> [Input material]
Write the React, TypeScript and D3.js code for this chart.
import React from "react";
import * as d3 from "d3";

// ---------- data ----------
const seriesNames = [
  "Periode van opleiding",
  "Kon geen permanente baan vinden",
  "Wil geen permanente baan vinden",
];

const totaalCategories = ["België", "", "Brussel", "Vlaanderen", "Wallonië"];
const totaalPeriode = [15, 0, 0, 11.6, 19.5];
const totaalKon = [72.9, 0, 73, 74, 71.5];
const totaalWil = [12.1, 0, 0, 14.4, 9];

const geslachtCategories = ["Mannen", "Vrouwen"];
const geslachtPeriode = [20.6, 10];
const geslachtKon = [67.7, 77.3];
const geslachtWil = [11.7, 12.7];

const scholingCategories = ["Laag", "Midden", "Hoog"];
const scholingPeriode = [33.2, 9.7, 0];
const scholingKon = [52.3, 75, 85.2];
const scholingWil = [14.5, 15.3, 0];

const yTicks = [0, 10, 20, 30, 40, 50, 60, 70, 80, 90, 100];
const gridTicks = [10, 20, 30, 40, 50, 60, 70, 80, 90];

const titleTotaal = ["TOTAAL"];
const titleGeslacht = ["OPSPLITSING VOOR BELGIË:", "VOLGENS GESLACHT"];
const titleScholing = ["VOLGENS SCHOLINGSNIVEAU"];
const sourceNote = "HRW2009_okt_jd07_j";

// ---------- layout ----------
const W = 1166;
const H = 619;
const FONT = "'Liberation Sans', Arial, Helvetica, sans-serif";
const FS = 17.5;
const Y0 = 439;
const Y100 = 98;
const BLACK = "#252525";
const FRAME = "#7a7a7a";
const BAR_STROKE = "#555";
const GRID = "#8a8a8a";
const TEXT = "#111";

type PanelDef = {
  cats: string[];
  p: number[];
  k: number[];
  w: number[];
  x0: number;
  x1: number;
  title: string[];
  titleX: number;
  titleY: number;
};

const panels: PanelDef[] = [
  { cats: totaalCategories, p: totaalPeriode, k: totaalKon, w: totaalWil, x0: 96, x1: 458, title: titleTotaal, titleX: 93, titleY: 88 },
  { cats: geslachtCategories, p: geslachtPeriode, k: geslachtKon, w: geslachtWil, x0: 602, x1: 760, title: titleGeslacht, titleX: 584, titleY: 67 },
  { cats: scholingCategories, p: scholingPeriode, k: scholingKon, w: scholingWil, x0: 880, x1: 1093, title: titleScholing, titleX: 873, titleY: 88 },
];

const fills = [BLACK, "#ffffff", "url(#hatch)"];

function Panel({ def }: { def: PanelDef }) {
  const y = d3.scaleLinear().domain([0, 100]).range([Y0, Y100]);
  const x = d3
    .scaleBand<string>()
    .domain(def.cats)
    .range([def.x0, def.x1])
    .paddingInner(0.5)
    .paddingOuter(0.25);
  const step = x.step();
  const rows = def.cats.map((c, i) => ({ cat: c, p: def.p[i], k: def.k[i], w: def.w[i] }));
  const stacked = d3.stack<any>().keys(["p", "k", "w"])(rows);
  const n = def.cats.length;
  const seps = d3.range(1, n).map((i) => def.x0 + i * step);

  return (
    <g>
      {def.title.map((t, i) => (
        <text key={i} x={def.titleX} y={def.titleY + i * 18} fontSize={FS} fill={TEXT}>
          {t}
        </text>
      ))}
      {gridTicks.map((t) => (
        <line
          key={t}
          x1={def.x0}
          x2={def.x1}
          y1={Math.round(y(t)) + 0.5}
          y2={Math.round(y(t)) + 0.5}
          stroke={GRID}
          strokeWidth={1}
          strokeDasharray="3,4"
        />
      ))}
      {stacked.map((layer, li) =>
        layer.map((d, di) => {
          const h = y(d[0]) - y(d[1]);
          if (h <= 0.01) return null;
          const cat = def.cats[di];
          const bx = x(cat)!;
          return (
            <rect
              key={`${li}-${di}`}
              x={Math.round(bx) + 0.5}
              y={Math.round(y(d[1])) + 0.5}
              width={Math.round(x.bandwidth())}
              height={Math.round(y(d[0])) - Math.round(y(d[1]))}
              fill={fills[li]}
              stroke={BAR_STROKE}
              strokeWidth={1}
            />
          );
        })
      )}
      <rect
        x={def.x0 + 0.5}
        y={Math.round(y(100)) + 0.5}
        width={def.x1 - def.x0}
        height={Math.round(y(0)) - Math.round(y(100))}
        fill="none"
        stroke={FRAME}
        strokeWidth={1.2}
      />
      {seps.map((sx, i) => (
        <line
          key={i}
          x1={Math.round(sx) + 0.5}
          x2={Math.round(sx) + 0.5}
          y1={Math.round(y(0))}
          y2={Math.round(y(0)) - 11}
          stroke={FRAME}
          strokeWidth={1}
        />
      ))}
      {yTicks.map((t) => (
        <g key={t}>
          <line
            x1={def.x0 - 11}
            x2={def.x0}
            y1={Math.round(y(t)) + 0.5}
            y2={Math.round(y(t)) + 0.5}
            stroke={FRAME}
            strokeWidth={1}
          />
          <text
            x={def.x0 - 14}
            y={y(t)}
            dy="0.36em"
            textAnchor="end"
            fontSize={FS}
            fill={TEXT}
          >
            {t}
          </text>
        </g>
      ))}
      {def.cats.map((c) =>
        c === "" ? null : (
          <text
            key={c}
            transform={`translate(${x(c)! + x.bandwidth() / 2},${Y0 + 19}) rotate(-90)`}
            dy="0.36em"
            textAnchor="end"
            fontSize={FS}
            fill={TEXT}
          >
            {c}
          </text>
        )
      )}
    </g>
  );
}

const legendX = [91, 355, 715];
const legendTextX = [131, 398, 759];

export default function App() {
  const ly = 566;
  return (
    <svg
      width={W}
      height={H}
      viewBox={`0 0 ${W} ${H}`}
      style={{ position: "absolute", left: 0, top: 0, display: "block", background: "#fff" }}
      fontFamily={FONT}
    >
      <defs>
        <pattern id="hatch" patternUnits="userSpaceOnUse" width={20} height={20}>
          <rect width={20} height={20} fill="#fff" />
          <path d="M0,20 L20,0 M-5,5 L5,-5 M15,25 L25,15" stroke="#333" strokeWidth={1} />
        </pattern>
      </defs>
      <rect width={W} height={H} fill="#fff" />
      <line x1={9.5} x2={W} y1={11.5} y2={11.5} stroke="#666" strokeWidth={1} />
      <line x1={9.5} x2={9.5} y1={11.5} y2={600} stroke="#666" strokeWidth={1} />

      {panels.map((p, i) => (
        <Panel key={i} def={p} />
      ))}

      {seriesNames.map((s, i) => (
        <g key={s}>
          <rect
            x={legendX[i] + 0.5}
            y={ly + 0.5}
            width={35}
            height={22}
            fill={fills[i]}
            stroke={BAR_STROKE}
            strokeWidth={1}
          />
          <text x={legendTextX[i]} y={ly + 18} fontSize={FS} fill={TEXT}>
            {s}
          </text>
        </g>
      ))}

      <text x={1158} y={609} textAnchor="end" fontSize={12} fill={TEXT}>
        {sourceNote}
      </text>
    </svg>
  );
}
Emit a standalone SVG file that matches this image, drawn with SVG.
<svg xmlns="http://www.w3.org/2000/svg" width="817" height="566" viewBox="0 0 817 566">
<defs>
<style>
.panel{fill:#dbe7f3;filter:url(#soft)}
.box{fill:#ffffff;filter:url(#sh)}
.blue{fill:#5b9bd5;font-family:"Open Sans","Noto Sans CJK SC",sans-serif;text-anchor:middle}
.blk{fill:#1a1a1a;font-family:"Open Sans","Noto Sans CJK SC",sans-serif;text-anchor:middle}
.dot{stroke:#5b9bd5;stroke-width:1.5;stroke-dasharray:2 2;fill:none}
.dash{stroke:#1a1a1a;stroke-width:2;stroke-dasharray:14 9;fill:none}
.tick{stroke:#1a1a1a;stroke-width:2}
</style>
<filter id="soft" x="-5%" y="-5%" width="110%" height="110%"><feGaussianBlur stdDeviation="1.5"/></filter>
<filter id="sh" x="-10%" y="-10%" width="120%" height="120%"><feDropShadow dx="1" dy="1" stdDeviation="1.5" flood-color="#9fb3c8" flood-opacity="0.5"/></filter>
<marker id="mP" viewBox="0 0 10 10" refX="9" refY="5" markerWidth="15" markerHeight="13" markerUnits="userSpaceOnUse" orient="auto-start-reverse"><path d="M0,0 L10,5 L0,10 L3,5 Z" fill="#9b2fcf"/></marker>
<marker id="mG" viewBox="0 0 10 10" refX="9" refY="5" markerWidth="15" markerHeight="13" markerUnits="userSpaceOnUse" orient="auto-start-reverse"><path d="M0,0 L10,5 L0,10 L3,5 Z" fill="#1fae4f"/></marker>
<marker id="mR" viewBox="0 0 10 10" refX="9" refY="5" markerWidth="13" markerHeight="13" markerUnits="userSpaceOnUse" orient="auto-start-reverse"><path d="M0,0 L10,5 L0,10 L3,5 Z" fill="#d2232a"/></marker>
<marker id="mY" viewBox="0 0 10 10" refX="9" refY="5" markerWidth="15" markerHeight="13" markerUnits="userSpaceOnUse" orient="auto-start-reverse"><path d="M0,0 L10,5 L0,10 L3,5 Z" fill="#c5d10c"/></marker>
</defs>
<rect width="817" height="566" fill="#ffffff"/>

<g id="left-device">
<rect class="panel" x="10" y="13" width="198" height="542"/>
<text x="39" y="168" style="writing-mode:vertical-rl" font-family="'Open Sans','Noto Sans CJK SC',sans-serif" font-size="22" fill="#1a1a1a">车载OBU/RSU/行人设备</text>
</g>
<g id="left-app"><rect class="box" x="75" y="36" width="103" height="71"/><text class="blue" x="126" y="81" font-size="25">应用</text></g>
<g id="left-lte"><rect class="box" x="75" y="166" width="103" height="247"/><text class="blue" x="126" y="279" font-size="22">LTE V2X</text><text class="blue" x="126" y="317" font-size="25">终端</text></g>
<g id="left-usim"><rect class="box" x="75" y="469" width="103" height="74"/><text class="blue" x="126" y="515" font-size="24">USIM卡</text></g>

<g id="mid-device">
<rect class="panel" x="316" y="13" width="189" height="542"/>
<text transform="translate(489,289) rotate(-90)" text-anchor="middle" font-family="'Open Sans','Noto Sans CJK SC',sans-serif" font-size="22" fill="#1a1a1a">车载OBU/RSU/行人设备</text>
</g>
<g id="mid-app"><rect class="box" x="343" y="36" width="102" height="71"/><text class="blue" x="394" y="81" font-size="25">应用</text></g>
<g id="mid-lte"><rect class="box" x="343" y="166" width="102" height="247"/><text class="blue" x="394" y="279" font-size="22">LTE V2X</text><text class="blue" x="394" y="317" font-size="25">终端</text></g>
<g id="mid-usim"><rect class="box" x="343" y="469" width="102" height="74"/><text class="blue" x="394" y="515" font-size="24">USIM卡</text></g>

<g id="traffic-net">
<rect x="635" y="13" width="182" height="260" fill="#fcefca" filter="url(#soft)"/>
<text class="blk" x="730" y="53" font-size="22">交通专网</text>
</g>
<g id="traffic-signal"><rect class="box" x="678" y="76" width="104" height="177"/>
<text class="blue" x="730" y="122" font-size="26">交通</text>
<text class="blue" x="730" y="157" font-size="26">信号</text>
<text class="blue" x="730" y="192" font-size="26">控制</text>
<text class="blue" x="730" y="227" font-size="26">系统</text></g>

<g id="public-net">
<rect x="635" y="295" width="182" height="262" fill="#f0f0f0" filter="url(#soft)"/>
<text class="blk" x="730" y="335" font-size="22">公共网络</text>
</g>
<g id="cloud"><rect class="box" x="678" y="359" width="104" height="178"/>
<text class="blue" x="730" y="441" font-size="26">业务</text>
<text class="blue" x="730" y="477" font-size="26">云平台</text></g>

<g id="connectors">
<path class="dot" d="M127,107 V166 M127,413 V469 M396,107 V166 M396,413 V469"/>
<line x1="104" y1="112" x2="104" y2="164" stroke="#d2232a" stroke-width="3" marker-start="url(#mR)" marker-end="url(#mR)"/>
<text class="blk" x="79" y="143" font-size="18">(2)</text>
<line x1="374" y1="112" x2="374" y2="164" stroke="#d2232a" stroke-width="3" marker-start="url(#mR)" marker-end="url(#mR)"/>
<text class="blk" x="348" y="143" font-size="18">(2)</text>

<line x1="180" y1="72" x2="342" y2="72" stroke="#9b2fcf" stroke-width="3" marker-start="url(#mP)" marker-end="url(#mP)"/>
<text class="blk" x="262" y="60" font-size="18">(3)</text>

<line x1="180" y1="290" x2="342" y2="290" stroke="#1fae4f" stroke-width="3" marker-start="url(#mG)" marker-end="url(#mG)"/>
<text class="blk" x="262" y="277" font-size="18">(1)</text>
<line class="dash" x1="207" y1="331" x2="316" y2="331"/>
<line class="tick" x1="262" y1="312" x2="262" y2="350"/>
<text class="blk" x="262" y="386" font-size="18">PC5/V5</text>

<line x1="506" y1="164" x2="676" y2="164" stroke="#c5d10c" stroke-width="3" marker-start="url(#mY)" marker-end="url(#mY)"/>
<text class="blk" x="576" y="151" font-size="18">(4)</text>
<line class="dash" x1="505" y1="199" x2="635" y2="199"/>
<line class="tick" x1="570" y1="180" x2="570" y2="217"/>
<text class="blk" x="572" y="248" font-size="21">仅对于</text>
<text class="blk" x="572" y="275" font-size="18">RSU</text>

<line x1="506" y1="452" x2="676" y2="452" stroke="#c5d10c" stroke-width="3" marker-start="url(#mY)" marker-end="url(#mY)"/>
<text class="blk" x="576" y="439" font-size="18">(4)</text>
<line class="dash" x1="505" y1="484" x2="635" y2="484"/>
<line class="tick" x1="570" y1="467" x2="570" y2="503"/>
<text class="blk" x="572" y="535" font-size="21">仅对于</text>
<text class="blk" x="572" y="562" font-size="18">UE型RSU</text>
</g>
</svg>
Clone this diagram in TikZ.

> [Task to complete] Determine how many lines include the word "React" and report that number by itself.

> [Output of the exercise] 2